– Никаких судимостей вообще, – сказал Эл.
– Вы действовали в одиночку? – спросил Царнас. – Мне просто любопытно. Я знаю, что миссис Фергессон была вам очень признательна и восхищалась вами, пока не осознала – и не подумайте, что ей хотелось это осознать, – что вы обжулили ее на две тысячи долларов. Господи, разве вы не работали множество лет с ее мужем?
– Да, – сказал Эл. – Я проработал с ее мужем много лет.
– Вы, должно быть, действительно долгое время копили недовольство, – сказал Царнас, – раз начали действовать сразу после его смерти. Его только что кремировали.
– Как прошла служба? – спросил Эл.
– У меня не было возможности на ней присутствовать.
Внезапно Эл вспомнил, что при нем по-прежнему остаются пять долларов, которые Лидия дала ему, чтобы он купил цветы. Они все еще лежали в кармане его рубашки, он вытащил их и зажал между ладонями. Их он тоже добыл у нее мошенническим путем. Так что он вручил их адвокату.
– Это принадлежит Лидии, – сказал он.
Адвокат убрал купюру в портфель, предварительно сунув ее в конверт.
– Как вы узнали, куда я еду? – спросил Эл. – Как узнали, что я направляюсь в Юту?
– Вы по всему маршруту обналичивали свои дорожные чеки. Каждый раз, когда останавливались поесть. И в кассе «Грейхаунда» в Спарксе вы заплатили за билет дорожным чеком. Сразу после этого они получили сводку и связались с полицией.

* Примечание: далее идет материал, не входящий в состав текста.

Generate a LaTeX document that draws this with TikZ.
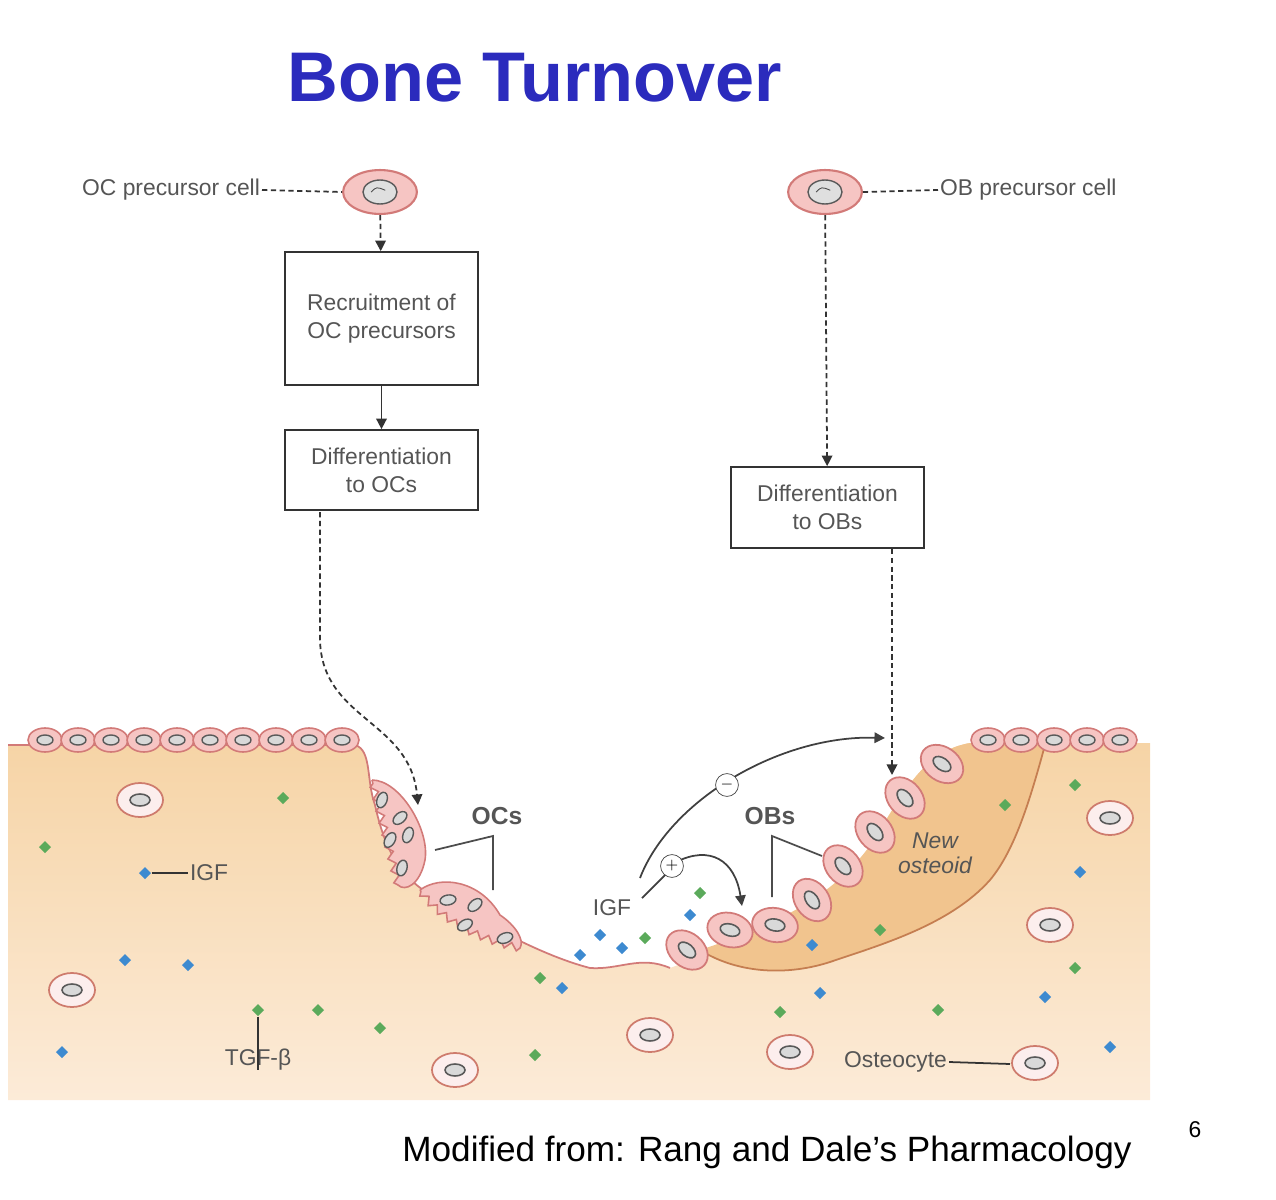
\documentclass[tikz,border=0pt]{standalone}
\usepackage{fontspec}
\setmainfont{Liberation Sans}
\usetikzlibrary{arrows.meta,decorations.pathmorphing,shapes.geometric}
\definecolor{bone}{HTML}{F6D4A6}
\definecolor{bonelight}{HTML}{FCEBD8}
\definecolor{osteoid}{HTML}{F1C48E}
\definecolor{cellfill}{HTML}{F6C5C3}
\definecolor{celledge}{HTML}{D27A78}
\definecolor{txt}{HTML}{555555}
\definecolor{gdot}{HTML}{5BAA5B}
\definecolor{bdot}{HTML}{3D8AD0}
\definecolor{titleblue}{HTML}{2B2BBD}
\tikzset{
 boxn/.style={draw=black!80,line width=1pt,align=center,font=\fontsize{13}{16}\selectfont,text=txt,inner sep=0pt},
 lbl/.style={font=\fontsize{13}{15}\selectfont,text=txt,inner sep=1pt},
 gd/.style={diamond,fill=gdot,inner sep=0pt,minimum size=7pt},
 bd/.style={diamond,fill=bdot,inner sep=0pt,minimum size=7pt},
 dots/.style={densely dashed,line width=1pt,black!80},
 arr/.style={-{Triangle[length=6pt,width=6pt]}},
}
\newcommand{\lcell}[3]{% x y rotate
 \fill[cellfill,draw=celledge,line width=0.9pt,rotate around={#3:(#1,#2)}] (#1,#2) ellipse (17 and 12);
 \fill[gray!30,draw=gray!70!black,line width=0.8pt,rotate around={#3:(#1,#2)}] (#1,#2) ellipse (8 and 5);}
\newcommand{\bcell}[3]{% x y rotate
 \fill[cellfill,draw=celledge,line width=1pt,rotate around={#3:(#1,#2)}] (#1,#2) ellipse (23 and 17);
 \fill[gray!30,draw=gray!70!black,line width=0.9pt,rotate around={#3:(#1,#2)}] (#1,#2) ellipse (10 and 6);}
\newcommand{\ocyte}[2]{%
 \fill[white!70!cellfill,draw=celledge!80!brown,line width=1pt] (#1,#2) ellipse (23 and 17);
 \fill[gray!30,draw=gray!70!black,line width=0.9pt] (#1,#2) ellipse (10 and 6);}
\begin{document}
\begin{tikzpicture}[x=0.02cm,y=-0.02cm]
\useasboundingbox (0,0) rectangle (1276,1200);
% title
\node (title) at (535,78) {\fontsize{40}{44}\selectfont\bfseries\color{titleblue}Bone Turnover};
% bone
\shade[top color=bone,bottom color=bonelight]
 (8,745) -- (355,745) .. controls (372,750) and (366,780) .. (375,805)
 .. controls (385,850) and (400,880) .. (440,900)
 .. controls (490,925) and (540,955) .. (590,968)
 .. controls (620,970) and (640,955) .. (670,968)
 .. controls (760,935) and (840,900) .. (880,830)
 .. controls (910,780) and (930,750) .. (970,743) -- (1150,743) -- (1150,1100) -- (8,1100) -- cycle;
\draw[celledge,line width=1pt] (8,745) -- (355,745) .. controls (372,750) and (366,780) .. (375,805)
 .. controls (385,850) and (400,880) .. (440,900)
 .. controls (490,925) and (540,955) .. (590,968)
 .. controls (620,970) and (640,955) .. (670,968);
% new osteoid
\fill[osteoid] (700,950) .. controls (760,930) and (840,900) .. (880,830)
 .. controls (910,780) and (930,750) .. (970,743) -- (1045,745)
 .. controls (1030,800) and (1015,850) .. (990,880)
 .. controls (950,925) and (880,945) .. (830,962)
 .. controls (790,975) and (740,975) .. (700,950) -- cycle;
\draw[brown!70!celledge,line width=1pt] (1045,745)
 .. controls (1030,800) and (1015,850) .. (990,880)
 .. controls (950,925) and (880,945) .. (830,962)
 .. controls (790,975) and (740,975) .. (700,950);
% lining cells
\foreach \x in {45,78,111,144,177,210,243,276,309,342} {\lcell{\x}{740}{0}}
\foreach \x in {988,1021,1054,1087,1120} {\lcell{\x}{740}{0}}
% osteoblasts
\bcell{687}{950}{-40}\bcell{730}{930}{-15}\bcell{775}{925}{-10}\bcell{812}{900}{-55}
\bcell{843}{866}{-50}\bcell{875}{832}{-50}\bcell{905}{798}{-50}\bcell{942}{764}{-35}
% osteoclasts
\draw[celledge,fill=cellfill,line width=0.9pt,decoration={zigzag,segment length=7pt,amplitude=2pt}]
 (372,780) .. controls (400,780) and (430,830) .. (425,860) .. controls (420,885) and (405,892) .. (398,885)
 decorate{ -- (372,780)};
\foreach \p/\r in {{(382,800)}/70,{(400,818)}/40,{(390,840)}/60,{(408,835)}/70,{(402,868)}/75}
 {\fill[gray!30,draw=gray!70!black,line width=0.8pt,rotate around={\r:\p}] \p ellipse (8 and 5);}
\draw[celledge,fill=cellfill,line width=0.9pt,decoration={zigzag,segment length=7pt,amplitude=2pt}]
 (420,890) .. controls (440,875) and (480,880) .. (500,915) .. controls (515,925) and (525,940) .. (520,948)
 decorate{ .. controls (480,940) and (440,920) .. (420,890)};
\foreach \p/\r in {{(448,900)}/10,{(475,905)}/40,{(465,925)}/30,{(505,938)}/20}
 {\fill[gray!30,draw=gray!70!black,line width=0.8pt,rotate around={\r:\p}] \p ellipse (8 and 5);}
% osteocytes
\ocyte{140}{800}\ocyte{72}{990}\ocyte{455}{1070}\ocyte{650}{1035}\ocyte{790}{1052}
\ocyte{1035}{1063}\ocyte{1050}{925}\ocyte{1110}{818}
% growth factor dots
\foreach \p in {(283,798),(45,847),(318,1010),(380,1028),(535,1055),(540,978),(645,938),(700,893),(880,930),(780,1012),(938,1010),(1075,968),(1075,785),(1005,805)} \node[gd] at \p {};
\foreach \p in {(125,960),(188,965),(62,1052),(580,955),(600,935),(622,948),(690,915),(562,988),(812,945),(820,993),(1045,997),(1080,872),(1110,1047)} \node[bd] at \p {};
\node[bd] (igfdot) at (145,873) {};
\node[lbl,anchor=west] (igf1) at (188,873) {IGF};
\draw[black!80,line width=1pt] (igfdot) -- (igf1.west);
\node[gd] (tgfdot) at (258,1010) {};
\node[lbl] (tgf) at (258,1060) {TGF-β};
\draw[black!80,line width=1pt] (tgfdot) -- (258,1070);
% labels
\node[lbl,font=\fontsize{14}{16}\selectfont\bfseries] (ocs) at (497,816) {OCs};
\draw[black!70,line width=1pt] (435,850) -- (493,836) -- (493,890);
\node[lbl,font=\fontsize{14}{16}\selectfont\bfseries] (obs) at (770,816) {OBs};
\draw[black!70,line width=1pt] (772,897) -- (772,836) -- (822,856);
\node[lbl,font=\fontsize{13}{14}\selectfont\itshape,align=center] (newost) at (935,853) {New\\osteoid};
\node[lbl,anchor=west] (ost) at (842,1062) {Osteocyte};
\draw[black!80,line width=1pt] (ost.east) -- (1010,1064);
\node[lbl] (igf2) at (612,908) {IGF};
% IGF arrows
\coordinate (up1) at (885,738);
\coordinate (dn1) at (742,906);
\draw[black!75,line width=1pt,arr] (640,878) .. controls (670,800) and (780,735) .. (up1);
\node[circle,draw=black!75,fill=white,inner sep=0pt,minimum size=13pt,font=\fontsize{9}{9}\selectfont] (minus) at (727,785) {$-$};
\draw[black!75,line width=1pt] (642,898) -- (668,872);
\draw[black!75,line width=1pt,arr] (676,862) .. controls (710,845) and (735,860) .. (dn1);
\node[circle,draw=black!75,fill=white,inner sep=0pt,minimum size=13pt,font=\fontsize{9}{9}\selectfont] (plus) at (672,866) {$+$};
% top flow
\node[lbl,anchor=east] (ocp) at (262,190) {OC precursor cell};
\node[lbl,anchor=west] (obp) at (938,190) {OB precursor cell};
\node[ellipse,draw=celledge,fill=cellfill,line width=1.2pt,minimum width=42pt,minimum height=25pt] (occ) at (380,192) {};
\node[ellipse,draw=celledge,fill=cellfill,line width=1.2pt,minimum width=42pt,minimum height=25pt] (obc) at (825,192) {};
\foreach \c in {occ,obc} {\fill[gray!25,draw=gray!70!black,line width=0.8pt] (\c.center) ellipse (17 and 12);
 \draw[gray!60!black,line width=0.5pt] ([xshift=-5pt]\c.center) .. controls ([xshift=-2pt,yshift=3pt]\c.center) .. ([xshift=3pt,yshift=1pt]\c.center);}
\draw[dots] (ocp.east) -- (occ.west);
\draw[dots] (obc.east) -- (obp.west);
\node[boxn,minimum width=3.86cm,minimum height=2.66cm] (rec) at (381.5,318.5) {Recruitment of\\OC precursors};
\node[boxn,minimum width=3.86cm,minimum height=1.6cm] (doc) at (381.5,470) {Differentiation\\to OCs};
\node[boxn,minimum width=3.86cm,minimum height=1.62cm] (dob) at (827.5,507.5) {Differentiation\\to OBs};
\draw[dots,arr] (occ) -- (rec);
\draw[black!80,line width=1pt,arr] (rec) -- (doc);
\coordinate (ocend) at (418,805);
\draw[dots,arr] (320,512) -- (320,640) .. controls (322,720) and (410,720) .. (ocend);
\draw[dots,arr] (obc) -- (dob);
\coordinate (obend) at (892,775);
\draw[dots,arr] (892,549) -- (obend);
% footer
\node[font=\fontsize{20}{22}\selectfont] (foot) at (767,1152) {Modified from: Rang and Dale’s Pharmacology};
\node[font=\rmfamily\fontsize{13}{15}\selectfont] (pg) at (1195,1130) {6};
\end{tikzpicture}
\end{document}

– А что с моей женой? – спросил Эл.
– Она связалась с нами, – сказал Царнас. – Из Рено. Она заметила, что вы ведете себя неуравновешенно, и боялась ехать с вами дальше. Так что под неким предлогом она покинула автобус в одном маленьком городке по дороге. В Вендовере.
– Разумеется, мое поведение было неуравновешенным, – сказал Эл. – Все были против меня. Замышляли меня убить.
– Так что сейчас она, вероятно, вернулась сюда, – проговорил, отчасти самому себе, Царнас, поднимаясь на ноги. – Она полагает, что вы нуждаетесь в помощи психиатра. Возможно, так и есть. Будь я вашим адвокатом, я бы посоветовал вам обратиться в здравоохранительные учреждения округа или штата. Вы наверняка получили бы там место, а частное лечение ужасно дорого.
– Меня преследовал Харман, – сказал Эл. – Всех, кто в этом замешан, он перетащил на свою сторону. Меня обложили. Вот почему мне пришлось покинуть штат.
Разглядывая его, Царнас сказал:
– Вы бы вот над чем поразмыслили. У Хармана имеется непотопляемое дело, с которым он мог бы обратиться в суд против вас, если бы и в самом деле хотел вас преследовать, как вы, кажется, полагаете. Диффамация личности, не более и не менее, – вы в присутствии свидетелей обвиняли его в том, что он преступник, мошенник. И есть возможность показать, что это повредило ему в финансовом отношении; это ведь затронуло его деловые интересы, не правда ли?
– Перед кем я это говорил? – В доме Хармана он ничего против Хармана не говорил; в этом он был уверен. – Кто свидетель? – Старик, который слышал, как он это говорил, умер.
– Миссис Фергессон, – сказал Царнас.
Это было правдой. Эл кивнул.
– У меня нет оснований предполагать, что он замышляет против вас какое-либо гражданское дело, – сказал Царнас. – Я указываю на это лишь для того, чтобы привести вас в чувство, так что вы, быть может, вынуждены будете прислушаться к голосу разума.
– Я прислушиваюсь к голосу разума, – сказал Эл. – Все время.
– Не горе ли и потрясение из-за смерти Фергессона вызвали у вас временное психическое расстройство? – сказал Царнас. – Не под давлением ли эмоций вы утратили способность понимать, что вы делаете, с моральной точки зрения? Что ж, это не важно; так или иначе, если вы будете вести себя должным образом и не будете терять головы, то вы не предстанете перед судьей.